Montserrat Caballé y España
Montserrat Caballé era la voz con la que soñaron Donizetti, Bellini y Richard Strauss. Nadie como ella alcanzó nunca tal perfección, tanta belleza en la expresión cantada. Perteneció además a una generación de cantantes españoles que en los años 50, 60 y 70 renovaron y llevaron el arte de la ópera a una altura difícil de imaginar hoy. Se habla de milagro, aunque tal vez ocurrió que en nuestro país se había conservado una tradición belcantista perdida en otros lugares. Además, la zarzuela aportaba una frescura, una elegancia y un punto de descaro que contribuye a afinar la expresividad y a hacerla más humana.
En el caso de Montserrat Caballé, este último factor debió de contar menos que en otros. De Caballé se conservan algunas grabaciones memorables de música española, como las canciones de Granados, las de Toldrá y las de Montsalvatge, algunas romanzas de zarzuela –y algunas completas, como la preciosa La Villana, de Vives, también paisano suyo- y otra memorable de La Atlántida, con Teresa Berganza, que le permitió unir la evocación lírica de su patria chica, Cataluña, con la dimensión épica y trágica de lo español tal como lo habían imaginado el genio de Falla y el de Verdaguer. Aun así, la voz de Montserrat Caballé la situaba en un espacio que iba más allá de la zarzuela y de la canción española. Lo suyo era la ópera.

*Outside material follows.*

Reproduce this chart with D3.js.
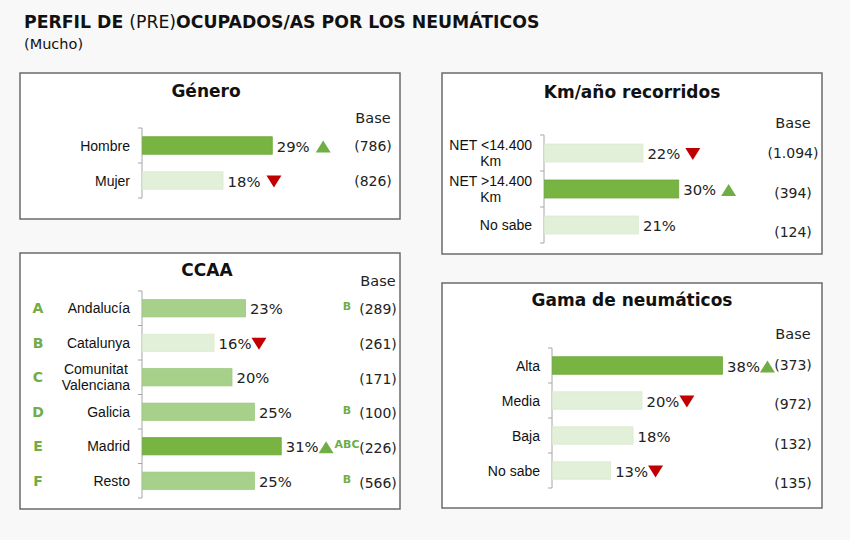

Es ese desbordamiento natural de los límites de una tradición el que tiñe de un especial color español su acercamiento al arte operístico. Propio de Montserrat Caballé era la amplitud, la generosidad, el horizonte abierto a la exploración de todo lo que la voz puede encarnar de absolutamente humano: un mundo sin límites, en el que la seriedad total de Verdi se codeaba con la vitalidad de Rossini y la divina inteligencia de Mozart, que también cantó, y muy bien.
Un talento y una sensibilidad como estos convirtieron a Montserrat Caballé en la mejor embajadora de su país. En el punto más universal, más ajeno a cualquier tipismo o a cualquier folklore, todo quedaba inundado de una luz y un color que remitía a la atmósfera de su patria, a una cierta naturalidad de fondo inequívocamente hispánico.
Por eso Montserrat Caballé estaba destinada a chocar con el nacionalismo que se ha adueñado de parte de su tierra. La gran artista no comprendía que se pudiera encerrar el espíritu, en particular el espíritu del canto, que es lo más individual y lo más universal del ser humano, en esa estrecha y mezquina falsificación, entre ideológica y sensiblera, que es la propia del nacionalismo. Se sentía profundamente catalana y sabía que la voz sale siempre de lo más material, de aquello que más imbricado está en la intimidad y en el cuerpo de un ser humano, y por tanto de aquello que le une a las primeras sensaciones que recibe del mundo. En su caso, de su Barcelona natal.
El nacionalismo habría dado cualquier cosa para hacerse con una figura como ella, por su proyección global, pero también por la capacidad que tiene la voz para suscitar emociones que busca manipular en su provecho. Caballé comprendió siempre que aquello no tenía nada que ver con ella ni con su arte. Lo catalán y lo español eran para ella la raíz viva de una forma de ser que no podía quedar reducida a una coartada partidista. El nacionalismo, que aspira a revelar la autenticidad por debajo de las falsificaciones, se revela al fin una impostura que habría acabado usurpando y esterilizando la raíz misma de su arte. De ahí también su opción por España, incluida Cataluña, claro está. España no le cercenaba el espíritu, tampoco las emociones, ni le obligaba a adoptar una posición falsa.
Hay en la actitud de Montserrat Caballé todo un ejemplo de honradez y de inteligencia. También de valentía, rara en años anteriores, cuando el nacionalismo era considerado el no va más del progresismo y la modernidad. Por eso el ejemplo de Montserrat Caballé, artista cosmopolita donde las haya, nos seguirá maravillando siempre.